GIVEN INFORMATION >>
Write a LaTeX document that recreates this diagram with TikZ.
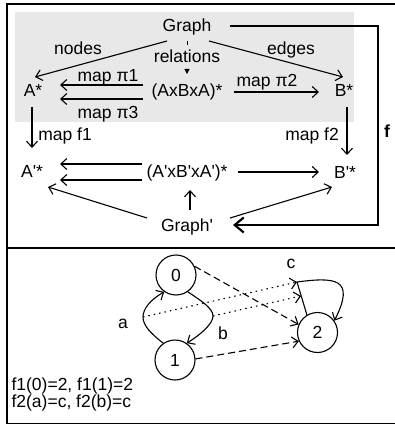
\documentclass[tikz,border=0pt]{standalone}
\usepackage{fontspec}
\setmainfont{Liberation Sans}[Ligatures=TeXOff]
\usetikzlibrary{arrows.meta}

\begin{document}
\begin{tikzpicture}
  [x=1pt,y=-1pt,line width=1.1pt,
   every node/.style={inner sep=0pt,font=\fontsize{17.5}{21}\selectfont},
   txt/.style={anchor=base},
   vtx/.style={circle,draw,minimum size=40pt},
   arr/.style={-{Straight Barb[length=6pt,width=11pt]}},
   farr/.style={-{Straight Barb[length=9pt,width=15pt]},line width=2.2pt},
   dashline/.style={arr,dash pattern=on 7pt off 4pt},
   dotline/.style={arr,dash pattern=on 1.5pt off 4pt}]
  \useasboundingbox (0,0) rectangle (395,425);
  \fill[black!9] (15,12) rectangle (354,122);
  \draw[line width=1.3pt] (395,4) -- (7,4) -- (7,423.5) -- (395,423.5);
  \draw[line width=1.3pt] (7,248) -- (395,248);

  % upper diagram
  \node[txt] (G) at (187,31.5) {Graph};
  \node[txt] (rel) at (187,63) {relations};
  \node[txt] (AxA) at (187,97) {(AxBxA)*};
  \node[txt] (As) at (33,97) {A*};
  \node[txt] (Bs) at (344,97) {B*};
  \node[txt] (Ap) at (32,177) {A'*};
  \node[txt] (ApxA) at (187,177) {(A'xB'xA')*};
  \node[txt] (Bp) at (345,178) {B'*};
  \node[txt] (Gp) at (187,231) {Graph'};

  \node[txt] (lnodes) at (78,55) {nodes};
  \node[txt] (ledges) at (291,55) {edges};
  \node[txt] (lpi1) at (108,82) {map π1};
  \node[txt] (lpi3) at (108,118) {map π3};
  \node[txt] (lpi2) at (267,87) {map π2};
  \node[txt] (lf1) at (65,140) {map f1};
  \node[txt] (lf2) at (312,140) {map f2};
  \node[txt,font=\bfseries\fontsize{17.5}{21}\selectfont] (lf) at (387,137) {f};

  \draw[arr] ([shift={(-20pt,-9.5pt)}]G.base) -- ([shift={(2pt,20pt)}]As.base);
  \draw[arr] ([shift={(22pt,-9.5pt)}]G.base) -- ([shift={(-1pt,20pt)}]Bs.base);
  \draw[line width=1pt] ([yshift=-9.5pt]G.base) -- ([yshift=18pt]rel.base);
  \draw[line width=1pt,-{Triangle[length=5pt,width=5pt]}] ([yshift=-6pt]rel.base) -- ([yshift=23pt]AxA.base);
  \foreach \dy in {12,-2}
    \draw[arr] ([shift={(-44pt,\dy pt)}]AxA.base) -- ([shift={(27pt,\dy pt)}]As.base);
  \draw[arr] ([shift={(47pt,5pt)}]AxA.base) -- ([shift={(-25pt,5pt)}]Bs.base);
  \draw[arr] ([shift={(-1pt,-10pt)}]As.base) -- ([shift={(0pt,29pt)}]Ap.base);
  \draw[arr] ([shift={(3pt,-10pt)}]Bs.base) -- ([shift={(2pt,23pt)}]Bp.base);
  \foreach \dy in {13,-3}
    \draw[arr] ([shift={(-45pt,\dy pt)}]ApxA.base) -- ([shift={(28pt,\dy pt)}]Ap.base);
  \draw[arr] ([shift={(51pt,5pt)}]ApxA.base) -- ([shift={(-26pt,6pt)}]Bp.base);
  \draw[arr] ([shift={(-40pt,13pt)}]Gp.base) -- ([shift={(16pt,-10pt)}]Ap.base);
  \draw[arr] ([shift={(3pt,21pt)}]Gp.base) -- ([shift={(3pt,-13pt)}]ApxA.base);
  \draw[arr] ([shift={(43pt,13pt)}]Gp.base) -- ([shift={(-13pt,-9pt)}]Bp.base);
  \coordinate (fc) at (378,26);
  \draw[farr] ([shift={(43pt,5.5pt)}]G.base) -- (fc) |- ([shift={(46pt,6pt)}]Gp.base);

  % lower graph
  \node[vtx] (n0) at (176,275) {0};
  \node[vtx] (n1) at (175,360) {1};
  \node[vtx] (n2) at (317.5,332.5) {2};
  \coordinate (ea) at (143,317);
  \coordinate (eb) at (213,316);
  \coordinate (cc) at (297,282);
  \coordinate (cd) at (301,296);

  \draw[arr] (n1.125) .. controls (150,333) and (143,325) .. (ea)
    .. controls (143,309) and (150,300) .. (n0.235);
  \draw[arr] (n0.-55) .. controls (200,300) and (213,308) .. (eb)
    .. controls (213,324) and (200,335) .. (n1.55);
  \draw[arr] (n2.121) -- (cc) .. controls (335,277) and (356,278) .. (n2.35);
  \draw[dotline] (ea) -- (cc);
  \draw[dotline] (eb) -- (cd);
  \draw[dashline] (n0.25) -- (n2.157);
  \draw[dashline] (n1.3) -- (n2.205);

  \node[txt] (la) at (123,328) {a};
  \node[txt] (lb) at (223,339) {b};
  \node[txt] (lc) at (291,268) {c};
  \node[txt,anchor=base west] (map1) at (11,390) {f1(0)=2, f1(1)=2};
  \node[txt,anchor=base west] (map2) at (11,407) {f2(a)=c, f2(b)=c};
\end{tikzpicture}
\end{document}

WORK TO BE COMPLETED >> Pictures stay out. Repeat only the lines from the beginning of the data through the line that has "(Gp) at (187,231)".

THE OUTPUT >>
Write a LaTeX document that recreates this diagram with TikZ.
\documentclass[tikz,border=0pt]{standalone}
\usepackage{fontspec}
\setmainfont{Liberation Sans}[Ligatures=TeXOff]
\usetikzlibrary{arrows.meta}

\begin{document}
\begin{tikzpicture}
  [x=1pt,y=-1pt,line width=1.1pt,
   every node/.style={inner sep=0pt,font=\fontsize{17.5}{21}\selectfont},
   txt/.style={anchor=base},
   vtx/.style={circle,draw,minimum size=40pt},
   arr/.style={-{Straight Barb[length=6pt,width=11pt]}},
   farr/.style={-{Straight Barb[length=9pt,width=15pt]},line width=2.2pt},
   dashline/.style={arr,dash pattern=on 7pt off 4pt},
   dotline/.style={arr,dash pattern=on 1.5pt off 4pt}]
  \useasboundingbox (0,0) rectangle (395,425);
  \fill[black!9] (15,12) rectangle (354,122);
  \draw[line width=1.3pt] (395,4) -- (7,4) -- (7,423.5) -- (395,423.5);
  \draw[line width=1.3pt] (7,248) -- (395,248);

  % upper diagram
  \node[txt] (G) at (187,31.5) {Graph};
  \node[txt] (rel) at (187,63) {relations};
  \node[txt] (AxA) at (187,97) {(AxBxA)*};
  \node[txt] (As) at (33,97) {A*};
  \node[txt] (Bs) at (344,97) {B*};
  \node[txt] (Ap) at (32,177) {A'*};
  \node[txt] (ApxA) at (187,177) {(A'xB'xA')*};
  \node[txt] (Bp) at (345,178) {B'*};
  \node[txt] (Gp) at (187,231) {Graph'};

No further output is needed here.